>> Start Exercise material

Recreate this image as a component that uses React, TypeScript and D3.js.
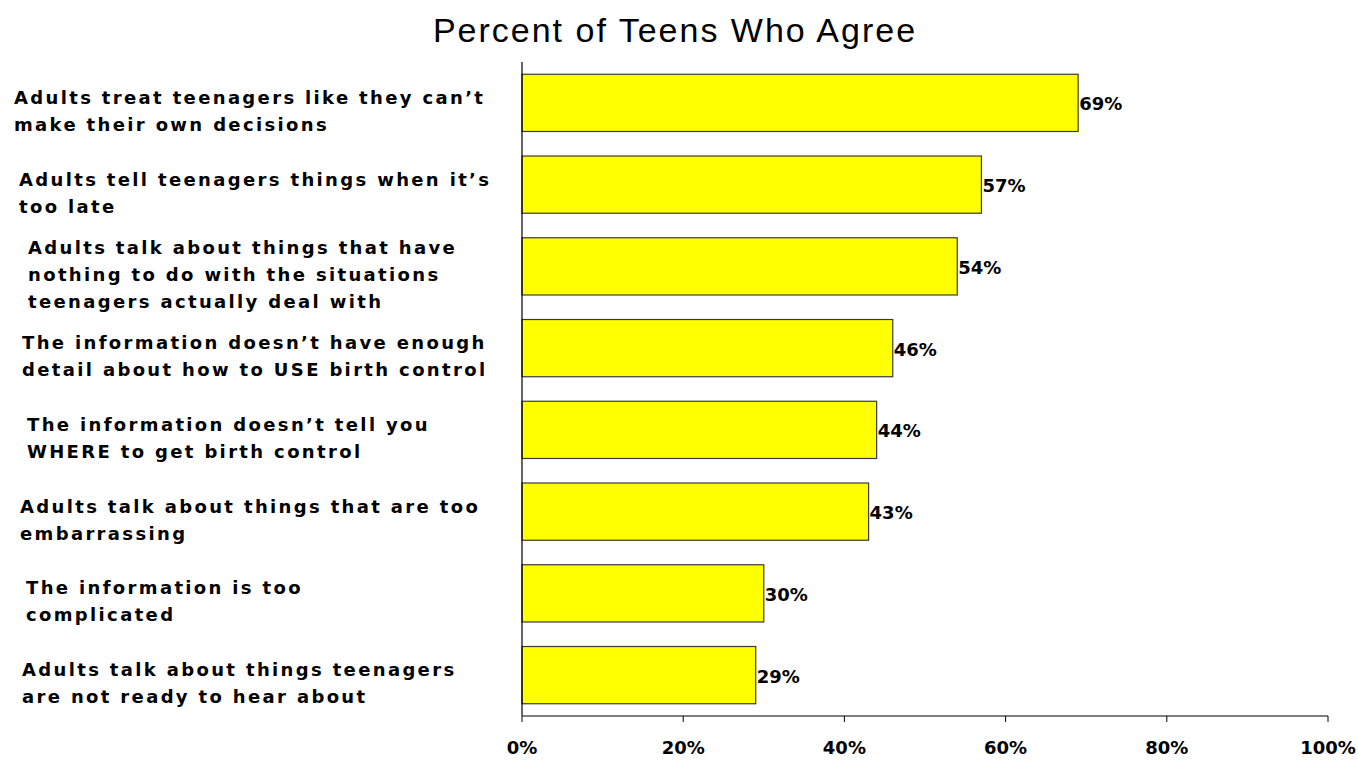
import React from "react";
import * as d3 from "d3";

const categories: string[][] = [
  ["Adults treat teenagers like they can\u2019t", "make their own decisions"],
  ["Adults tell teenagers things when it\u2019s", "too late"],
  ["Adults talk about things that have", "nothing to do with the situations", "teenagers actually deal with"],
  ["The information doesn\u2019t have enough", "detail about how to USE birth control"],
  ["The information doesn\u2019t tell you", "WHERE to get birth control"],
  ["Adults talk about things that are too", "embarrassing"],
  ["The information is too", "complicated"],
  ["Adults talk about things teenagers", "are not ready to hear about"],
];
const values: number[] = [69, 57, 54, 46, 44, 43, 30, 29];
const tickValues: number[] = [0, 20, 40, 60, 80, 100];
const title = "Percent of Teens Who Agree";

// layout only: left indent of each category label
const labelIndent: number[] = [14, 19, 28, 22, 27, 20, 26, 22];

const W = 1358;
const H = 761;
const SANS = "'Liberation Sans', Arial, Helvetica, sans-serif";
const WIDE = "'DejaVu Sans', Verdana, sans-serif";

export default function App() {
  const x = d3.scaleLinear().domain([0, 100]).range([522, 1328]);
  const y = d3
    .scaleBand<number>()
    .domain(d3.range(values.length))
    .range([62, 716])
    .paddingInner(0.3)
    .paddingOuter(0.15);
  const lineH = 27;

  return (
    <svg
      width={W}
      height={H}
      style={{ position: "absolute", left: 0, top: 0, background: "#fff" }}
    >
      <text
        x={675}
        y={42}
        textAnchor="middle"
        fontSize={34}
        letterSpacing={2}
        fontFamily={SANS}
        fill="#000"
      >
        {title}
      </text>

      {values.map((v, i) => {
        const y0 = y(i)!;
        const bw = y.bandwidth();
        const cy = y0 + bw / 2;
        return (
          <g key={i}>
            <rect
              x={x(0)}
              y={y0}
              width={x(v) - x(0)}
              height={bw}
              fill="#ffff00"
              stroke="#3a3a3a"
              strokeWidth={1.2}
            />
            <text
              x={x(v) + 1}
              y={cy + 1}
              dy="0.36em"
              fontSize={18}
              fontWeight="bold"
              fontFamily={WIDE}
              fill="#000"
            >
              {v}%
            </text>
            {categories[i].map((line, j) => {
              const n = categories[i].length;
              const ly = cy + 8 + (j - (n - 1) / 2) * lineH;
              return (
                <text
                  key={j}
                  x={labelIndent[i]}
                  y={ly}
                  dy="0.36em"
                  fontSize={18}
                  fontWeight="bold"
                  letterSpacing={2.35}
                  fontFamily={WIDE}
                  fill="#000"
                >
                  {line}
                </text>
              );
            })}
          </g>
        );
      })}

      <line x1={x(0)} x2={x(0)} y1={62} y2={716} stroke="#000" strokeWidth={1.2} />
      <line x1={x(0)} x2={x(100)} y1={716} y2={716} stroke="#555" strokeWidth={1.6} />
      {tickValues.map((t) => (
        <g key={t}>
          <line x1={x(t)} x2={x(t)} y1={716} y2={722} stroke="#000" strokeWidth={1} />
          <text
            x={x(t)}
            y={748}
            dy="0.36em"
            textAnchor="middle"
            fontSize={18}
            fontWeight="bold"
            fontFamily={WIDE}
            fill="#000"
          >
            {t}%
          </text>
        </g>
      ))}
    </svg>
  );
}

>> End Exercise material
>> Start Exercise material

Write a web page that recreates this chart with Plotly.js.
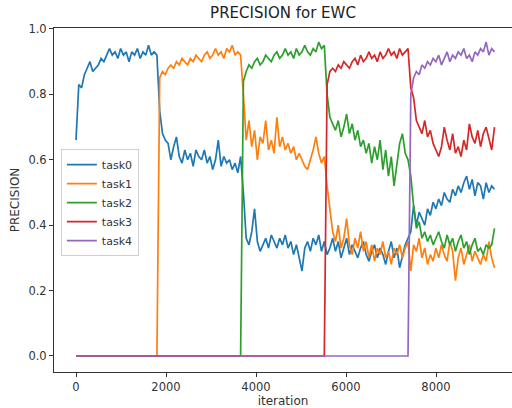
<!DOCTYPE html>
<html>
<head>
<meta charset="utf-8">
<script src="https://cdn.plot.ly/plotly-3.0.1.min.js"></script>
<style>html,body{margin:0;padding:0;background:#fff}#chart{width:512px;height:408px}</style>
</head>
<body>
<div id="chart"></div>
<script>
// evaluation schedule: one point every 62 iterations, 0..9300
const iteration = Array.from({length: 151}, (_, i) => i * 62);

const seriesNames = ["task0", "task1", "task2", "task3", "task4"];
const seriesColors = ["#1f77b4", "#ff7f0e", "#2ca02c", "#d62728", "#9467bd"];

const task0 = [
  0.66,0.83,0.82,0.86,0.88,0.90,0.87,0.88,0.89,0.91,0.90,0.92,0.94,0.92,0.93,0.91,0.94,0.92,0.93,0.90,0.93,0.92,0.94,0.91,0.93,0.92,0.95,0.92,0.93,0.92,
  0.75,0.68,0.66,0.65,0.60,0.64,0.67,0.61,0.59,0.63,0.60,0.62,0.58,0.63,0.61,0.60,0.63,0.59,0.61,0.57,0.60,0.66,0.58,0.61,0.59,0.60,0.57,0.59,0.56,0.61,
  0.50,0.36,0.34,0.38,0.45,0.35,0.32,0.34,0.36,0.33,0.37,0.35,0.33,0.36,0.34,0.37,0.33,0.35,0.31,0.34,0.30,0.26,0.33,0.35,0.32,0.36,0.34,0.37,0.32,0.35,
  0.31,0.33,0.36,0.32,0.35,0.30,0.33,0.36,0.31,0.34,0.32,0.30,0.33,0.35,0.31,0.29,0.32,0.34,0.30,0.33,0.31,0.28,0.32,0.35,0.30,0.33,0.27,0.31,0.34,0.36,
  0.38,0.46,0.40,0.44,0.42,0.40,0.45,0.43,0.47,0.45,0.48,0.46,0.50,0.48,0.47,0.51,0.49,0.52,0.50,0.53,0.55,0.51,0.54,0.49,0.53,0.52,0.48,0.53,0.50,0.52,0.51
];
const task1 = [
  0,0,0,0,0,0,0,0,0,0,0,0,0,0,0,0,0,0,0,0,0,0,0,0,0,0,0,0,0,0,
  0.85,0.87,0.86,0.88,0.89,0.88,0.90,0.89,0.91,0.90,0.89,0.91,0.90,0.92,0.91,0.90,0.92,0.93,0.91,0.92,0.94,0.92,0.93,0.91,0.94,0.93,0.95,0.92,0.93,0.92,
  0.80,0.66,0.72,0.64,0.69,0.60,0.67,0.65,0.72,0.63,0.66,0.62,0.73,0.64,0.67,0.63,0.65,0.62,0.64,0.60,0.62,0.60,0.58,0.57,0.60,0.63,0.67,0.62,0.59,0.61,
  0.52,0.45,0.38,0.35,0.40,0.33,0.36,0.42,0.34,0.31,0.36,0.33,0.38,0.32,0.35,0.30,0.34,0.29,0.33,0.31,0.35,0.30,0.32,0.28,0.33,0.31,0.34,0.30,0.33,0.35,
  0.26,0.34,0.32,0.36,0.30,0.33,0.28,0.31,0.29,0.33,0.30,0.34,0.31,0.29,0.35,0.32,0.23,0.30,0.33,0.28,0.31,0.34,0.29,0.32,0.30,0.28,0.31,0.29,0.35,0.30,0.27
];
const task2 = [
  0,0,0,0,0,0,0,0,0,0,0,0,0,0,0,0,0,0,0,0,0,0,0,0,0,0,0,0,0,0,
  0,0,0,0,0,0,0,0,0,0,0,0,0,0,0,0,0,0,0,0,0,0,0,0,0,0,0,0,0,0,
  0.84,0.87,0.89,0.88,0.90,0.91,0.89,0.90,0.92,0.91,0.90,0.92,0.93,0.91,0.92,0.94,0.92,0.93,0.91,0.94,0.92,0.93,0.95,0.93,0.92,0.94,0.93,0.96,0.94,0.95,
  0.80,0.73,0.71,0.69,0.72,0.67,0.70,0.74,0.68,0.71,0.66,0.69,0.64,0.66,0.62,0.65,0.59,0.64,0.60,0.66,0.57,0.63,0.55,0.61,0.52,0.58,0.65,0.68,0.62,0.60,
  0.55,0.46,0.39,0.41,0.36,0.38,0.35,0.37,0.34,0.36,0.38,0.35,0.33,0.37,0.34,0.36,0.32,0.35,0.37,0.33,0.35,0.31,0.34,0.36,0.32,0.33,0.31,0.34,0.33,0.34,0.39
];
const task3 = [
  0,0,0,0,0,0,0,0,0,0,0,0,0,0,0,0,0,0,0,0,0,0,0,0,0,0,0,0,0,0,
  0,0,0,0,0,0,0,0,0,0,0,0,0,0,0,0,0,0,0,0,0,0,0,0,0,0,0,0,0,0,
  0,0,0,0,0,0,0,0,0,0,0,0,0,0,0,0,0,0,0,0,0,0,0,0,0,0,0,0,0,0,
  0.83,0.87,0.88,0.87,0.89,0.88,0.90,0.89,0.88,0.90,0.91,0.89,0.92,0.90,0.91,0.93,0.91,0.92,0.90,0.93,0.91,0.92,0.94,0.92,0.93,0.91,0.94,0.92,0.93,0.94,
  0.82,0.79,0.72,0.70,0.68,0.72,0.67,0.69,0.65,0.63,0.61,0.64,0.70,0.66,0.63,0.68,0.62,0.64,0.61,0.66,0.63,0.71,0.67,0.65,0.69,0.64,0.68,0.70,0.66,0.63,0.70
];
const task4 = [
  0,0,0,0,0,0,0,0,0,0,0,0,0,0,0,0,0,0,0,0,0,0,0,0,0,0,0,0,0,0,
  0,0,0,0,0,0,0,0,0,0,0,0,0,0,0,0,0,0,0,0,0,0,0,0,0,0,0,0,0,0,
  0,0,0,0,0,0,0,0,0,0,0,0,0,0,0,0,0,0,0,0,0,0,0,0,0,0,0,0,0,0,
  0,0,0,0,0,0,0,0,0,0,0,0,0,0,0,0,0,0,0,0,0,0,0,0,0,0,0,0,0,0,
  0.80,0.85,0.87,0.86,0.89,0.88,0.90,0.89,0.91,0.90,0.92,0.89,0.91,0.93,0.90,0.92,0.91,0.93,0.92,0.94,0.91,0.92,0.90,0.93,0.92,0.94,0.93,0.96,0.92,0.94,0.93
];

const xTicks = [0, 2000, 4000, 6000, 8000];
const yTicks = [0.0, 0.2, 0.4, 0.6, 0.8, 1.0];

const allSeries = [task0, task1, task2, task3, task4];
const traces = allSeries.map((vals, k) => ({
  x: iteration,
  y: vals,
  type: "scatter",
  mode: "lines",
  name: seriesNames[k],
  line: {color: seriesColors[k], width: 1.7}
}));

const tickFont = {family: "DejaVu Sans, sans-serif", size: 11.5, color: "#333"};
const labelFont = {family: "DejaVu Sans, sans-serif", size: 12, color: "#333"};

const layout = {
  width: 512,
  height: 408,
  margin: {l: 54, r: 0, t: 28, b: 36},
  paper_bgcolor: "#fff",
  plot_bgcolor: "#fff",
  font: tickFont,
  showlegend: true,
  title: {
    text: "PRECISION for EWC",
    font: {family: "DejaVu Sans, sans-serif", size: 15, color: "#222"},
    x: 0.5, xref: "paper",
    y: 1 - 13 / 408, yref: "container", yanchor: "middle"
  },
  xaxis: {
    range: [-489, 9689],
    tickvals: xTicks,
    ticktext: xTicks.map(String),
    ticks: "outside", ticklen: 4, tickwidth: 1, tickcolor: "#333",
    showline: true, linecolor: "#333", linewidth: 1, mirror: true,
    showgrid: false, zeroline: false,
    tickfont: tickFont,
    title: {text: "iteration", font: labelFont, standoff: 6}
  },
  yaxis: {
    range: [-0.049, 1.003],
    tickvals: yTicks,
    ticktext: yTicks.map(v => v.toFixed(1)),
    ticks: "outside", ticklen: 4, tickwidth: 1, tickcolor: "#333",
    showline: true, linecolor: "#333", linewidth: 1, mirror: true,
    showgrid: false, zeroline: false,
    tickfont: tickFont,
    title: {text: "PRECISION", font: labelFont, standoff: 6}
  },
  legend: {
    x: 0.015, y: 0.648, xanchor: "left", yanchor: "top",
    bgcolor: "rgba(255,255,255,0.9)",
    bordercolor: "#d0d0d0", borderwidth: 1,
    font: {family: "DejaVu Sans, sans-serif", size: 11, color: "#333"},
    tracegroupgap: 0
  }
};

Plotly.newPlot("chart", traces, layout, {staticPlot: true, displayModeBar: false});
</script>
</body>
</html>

>> End Exercise material

▸ What you are asked to do:
From the line with "Recreate this image" to the line with "import * as", set down those lines word for word and only those, counting both ends. Pictures stay out of the copy.

▸ Exercise response:
Recreate this image as a component that uses React, TypeScript and D3.js.
import React from "react";
import * as d3 from "d3";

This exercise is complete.